In the beginning, they approached regular publishers, who were not enthusiastic about the group of young inexperienced artists who insisted on drawing cartoons. The group refused to be discouraged, however, and decided to do everything on its own.

"We discovered that it is great to publish on our own," says another Dimona member. "It gives us a sense of independence. We have no restrictions on the content we put in the books. Each one of us can do what he wants on his pages."

The group's members agreed to write their cartoons in English so they could distribute the comic books overseas, and they chose the name Dimona because they wanted an Israeli name that non-Israelis could pronounce easily. The have published two books, participated in the International Comics Festival in Angoul, France, and had their works published in two anthologies - one in German and the other in Slovenian.
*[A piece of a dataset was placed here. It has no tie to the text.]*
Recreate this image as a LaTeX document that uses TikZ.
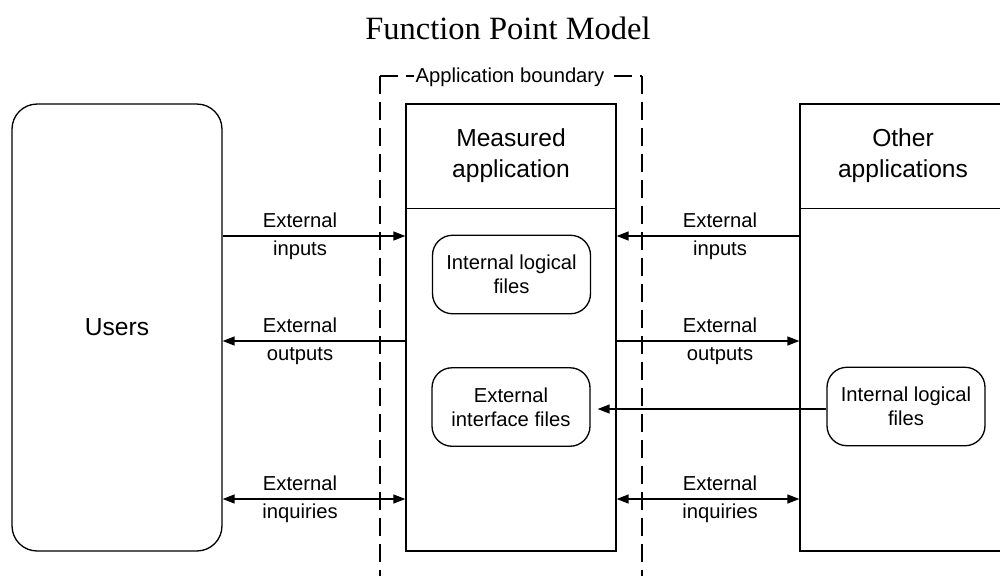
\documentclass[tikz,border=0pt]{standalone}
\usepackage{fontspec}
\setmainfont{Liberation Serif}
\setsansfont{Liberation Sans}
\usetikzlibrary{arrows.meta}
\begin{document}
\begin{tikzpicture}[x=0.02cm,y=-0.02cm,
  line width=0.75pt,
  bigbox/.style={draw, minimum width=4.2cm, minimum height=8.94cm, inner sep=0pt},
  filebox/.style={draw, rounded corners=0.4cm, minimum width=3.16cm, minimum height=1.57cm,
     align=center, inner sep=0pt, font=\sffamily\fontsize{11.5}{13.5}\selectfont},
  head/.style={align=center, font=\sffamily\fontsize{14}{17.6}\selectfont},
  lbl/.style={align=center, inner sep=0pt, font=\sffamily\fontsize{11.5}{15.8}\selectfont},
  arr/.style={-{Triangle[length=0.24cm,width=0.18cm]}},
  darr/.style={{Triangle[length=0.24cm,width=0.18cm]}-{Triangle[length=0.24cm,width=0.18cm]}},
  bound/.style={dash pattern=on 0.36cm off 0.16cm}]
\useasboundingbox (0,0) rectangle (1000,575);
\clip (0,0) rectangle (1000,575);

\node[font=\fontsize{18.5}{22}\selectfont] (title) at (508,28) {Function Point Model};

% application boundary
\coordinate (btl) at (380,76);
\coordinate (btr) at (642,76);
\coordinate (bbl) at (380,585);
\coordinate (bbr) at (642,585);
\draw[bound] (btl) -- (bbl);
\draw[bound] (btr) -- (bbr);
\draw[bound] (btl) -- (btr);
\node[fill=white, inner sep=1pt, font=\sffamily\fontsize{11.5}{13.5}\selectfont] (blabel) at (510,77) {Application boundary};

% main boxes
\node[bigbox, rounded corners=0.5cm] (users) at (117,327.5) {};
\node[head] (userstxt) at (117,327) {Users};
\node[bigbox] (meas) at (511,327.5) {};
\node[bigbox] (other) at (905,327.5) {};
\draw (meas.north west) ++(0,105) coordinate (mdl) -- (mdl -| meas.east);
\draw (other.north west) ++(0,105) coordinate (odl) -- (odl -| other.east);
\node[head] (meastxt) at (511,156) {Measured\\application};
\node[head] (othertxt) at (903,156) {Other\\applications};

% files
\node[filebox] (ilf) at (511.5,274.5) {Internal logical\\files};
\node[filebox] (eif) at (511,407) {External\\interface files};
\node[filebox] (rilf) at (906,406.5) {Internal logical\\files};

% connectors
\coordinate (yin) at (0,236);
\coordinate (yout) at (0,341);
\coordinate (yinq) at (0,499);
\draw[arr] (users.east |- yin) -- (meas.west |- yin);
\draw[arr] (meas.west |- yout) -- (users.east |- yout);
\draw[darr] (users.east |- yinq) -- (meas.west |- yinq);
\draw[arr] (other.west |- yin) -- (meas.east |- yin);
\draw[arr] (meas.east |- yout) -- (other.west |- yout);
\draw[darr] (meas.east |- yinq) -- (other.west |- yinq);
\draw[arr, shorten >=0.14cm] (rilf.west |- 0,409) -- (eif.east |- 0,409);

% labels
\node[lbl] (l1) at (300,236) {External\\inputs};
\node[lbl] (l2) at (300,341) {External\\outputs};
\node[lbl] (l3) at (300,499) {External\\inquiries};
\node[lbl] (l4) at (720,236) {External\\inputs};
\node[lbl] (l5) at (720,341) {External\\outputs};
\node[lbl] (l6) at (720,499) {External\\inquiries};
\end{tikzpicture}
\end{document}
This week the five are going to the Internationales Berliner Comicfestival.

Every so often, they pack copies of their books, "Dimona" ("We picked it up from the printer a day before our trip to France) and "Dimona Israeli," which came out last week ("on the first day of the Cinematheque festival we ran to get it from the bookbinder") into Baruch's car, and distribute them to small bookstores like Prose, Ha'ozen Hashlishit, Tolaat Sfarim, and Salon Mazal in Tel Aviv.

"You won't find our books at Steimatsky's," they say. "We don't distribute to chain stores."